Você é tóxico?

A gente já leu sobre tóxicos na natureza, na saúde, já discutimos muito sobre relacionamentos tóxicos e sobre o uso deste para bombas e armas químicas. O fato é que esta palavra foi escolhida como a “Palavra do Ano 2018” pelo respeitável e renomado dicionário Oxford, da língua inglesa. Pois é, ele que já escolheu “selfie, fofo, e ?” agora definiu esta palavra que em inglês tem o sentido de envenenamento, veneno, algo que contamina mesmo. Como jornalista e escritora eu confesso que sempre fico esperando qual será a palavra do ano, pois não deixa de ser uma percepção de vários especialistas sobre como foi o ano que passou.

Caramba, e que ano tóxico! 2018 acenou com crises humanitárias ao redor do globo ao mesmo tempo que viu sistemas e governos flertarem com o facismo na maior cara lavada provocando gastrite nos estômagos mas sensíveis, como o meu. Foi ano de eleições aqui no Brasil, motivo para muitas pessoas se desconectarem, inclusive em família, por não conseguirem dialogar sobre suas diferenças. Ao contrário, se feriam e envenenavam a relação. Tóxico!

Mas o que me aguçou a curiosidade mesmo foi a explicação dos especialistas e as associações que eles fazem para chegar na palavra e eles explicaram que esta escolha se deve ao aumento em 45% das buscas pelo termo no dicionário, o que fez com pensassem em eleger “masculinidade tóxica” como vencedora, uma vez que masculinidade foi a segunda mais buscada na associação com tóxico. Todavia, os pesquisadores resolveram deixar só a palavra vencedora pela abrangência.
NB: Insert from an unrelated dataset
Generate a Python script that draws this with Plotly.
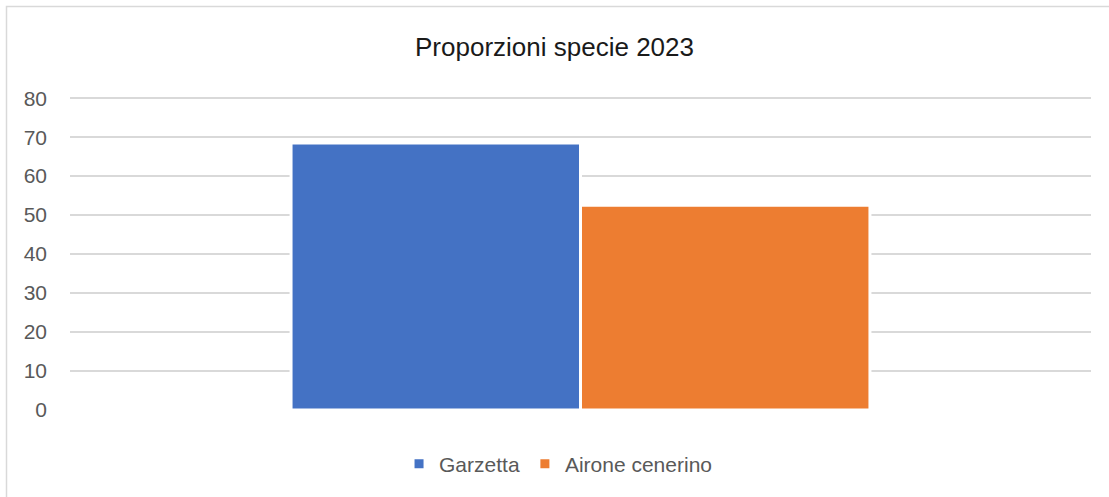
import plotly.graph_objects as go

category = ["2023"]
series_names = ["Garzetta", "Airone cenerino"]
garzetta = [68.5]
airone_cenerino = [52.5]
y_ticks = [0, 10, 20, 30, 40, 50, 60, 70, 80]

colors = ["#4472C4", "#ED7D31"]
font_family = "Liberation Sans, Arial, sans-serif"

W, H = 1109, 497
Y_TOP = 80.3  # a bit above 80 so the top gridline is drawn
px_per_unit = (410 - 98.5) / 80
M_L, M_R, M_B = 70, 18, 87
M_T = round(410 - Y_TOP * px_per_unit)
plot_w = W - M_L - M_R
plot_h = H - M_T - M_B

fig = go.Figure()
for name, vals, col in zip(series_names, [garzetta, airone_cenerino], colors):
    fig.add_trace(
        go.Bar(
            x=category,
            y=vals,
            name=name,
            marker=dict(color=col, line=dict(color="white", width=3)),
        )
    )

# light grey chart border (only top/left visible in the crop)
fig.add_shape(
    type="rect",
    xref="paper", yref="paper",
    x0=(6.5 - M_L) / plot_w, x1=(W + 20 - M_L) / plot_w,
    y0=-(M_B + 20) / plot_h, y1=1 + (M_T - 6.5) / plot_h,
    line=dict(color="#D9D9D9", width=1.5),
    fillcolor="rgba(0,0,0,0)",
    layer="below",
)

fig.update_layout(
    width=W,
    height=H,
    margin=dict(l=M_L, r=M_R, t=M_T, b=M_B),
    paper_bgcolor="white",
    plot_bgcolor="white",
    barmode="group",
    bargap=0.433,
    bargroupgap=0,
    font=dict(family=font_family, color="#595959", size=21),
    title=dict(
        text="Proporzioni specie 2023",
        x=0.5,
        xref="container",
        xanchor="center",
        y=1 - 47 / H,
        yanchor="middle",
        font=dict(size=26, color="#1a1a1a", family=font_family),
    ),
    xaxis=dict(showticklabels=False, showgrid=False, showline=False, zeroline=False),
    yaxis=dict(
        range=[0, Y_TOP],
        tickvals=y_ticks,
        showgrid=True,
        gridcolor="#D9D9D9",
        gridwidth=1.5,
        zeroline=False,
        showline=False,
        ticks="",
        ticklabelstandoff=22,
        tickfont=dict(size=21, color="#595959"),
    ),
    legend=dict(
        orientation="h",
        x=0.478,
        xanchor="center",
        y=(410 - 464) / plot_h,
        yanchor="middle",
        font=dict(size=21, color="#595959"),
        itemwidth=30,
        traceorder="normal",
    ),
)

fig.write_html(
    "out.html",
    config={"displayModeBar": False},
    post_script="document.body.style.margin='0';",
)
Se pensarmos que no lugar de tóxico quase que “incel” ganhou, palavra polêmica que na língua inglesa é a abreviação de “celibatária involuntário” e descreve os homens que odeiam as mulheres porque não querem transar com eles, tem algo de muito pobre no reino da Dinamarca, ou no reino das relações, parafraseando o príncipe Hamlet para manter tudo no país de Shakespeare.

O movimento #metoo encabeçado pelas atrizes de Hollywood com certeza contribuiu para este despertar de intolerância à violência sofrida por nós mulheres há tantos anos e em tantos ambientes. Se fala mais de feminicídio, as escolas falam mais de igualdade, as igrejas convocam seus fiéis pelo amor e cuidado mútuo e talvez por tanta vitrine, mais se saiba de casos intoleráveis. Minha questão, no entanto, é o quanto isto me afeta. E você? Porque quando eu deixo que o ambiente, as frustrações e a toxicidade aí fora afete quem eu sou, meu modo de agir e de me relacionar eu me torno parte disso.

Nem chegamos à metade do primeiro mês do ano ainda, mas queria te convidar a pensar comigo em como você pode carregar o selo de tóxico na testa. Na maneira de tratar quem está próximo, quem está longe, quem discorda, quem é diferente, quem é de outra “tribo”. No jeito de responder uma agressão, seja ela de que nível for, na maneira de tratar os filhos, o chefe, o colega, na maneira de simplesmente passar adiante o veneno que recebeu… como é contigo? Não quero que “tóxico” seja uma palavra que associem a mim no final deste ano, nem a mim nem aos meus, mas se eu não me mover na direção contrária, a minha “química natural” pode me levar a isso e a você também. Afinal, hoje, que palavra te define?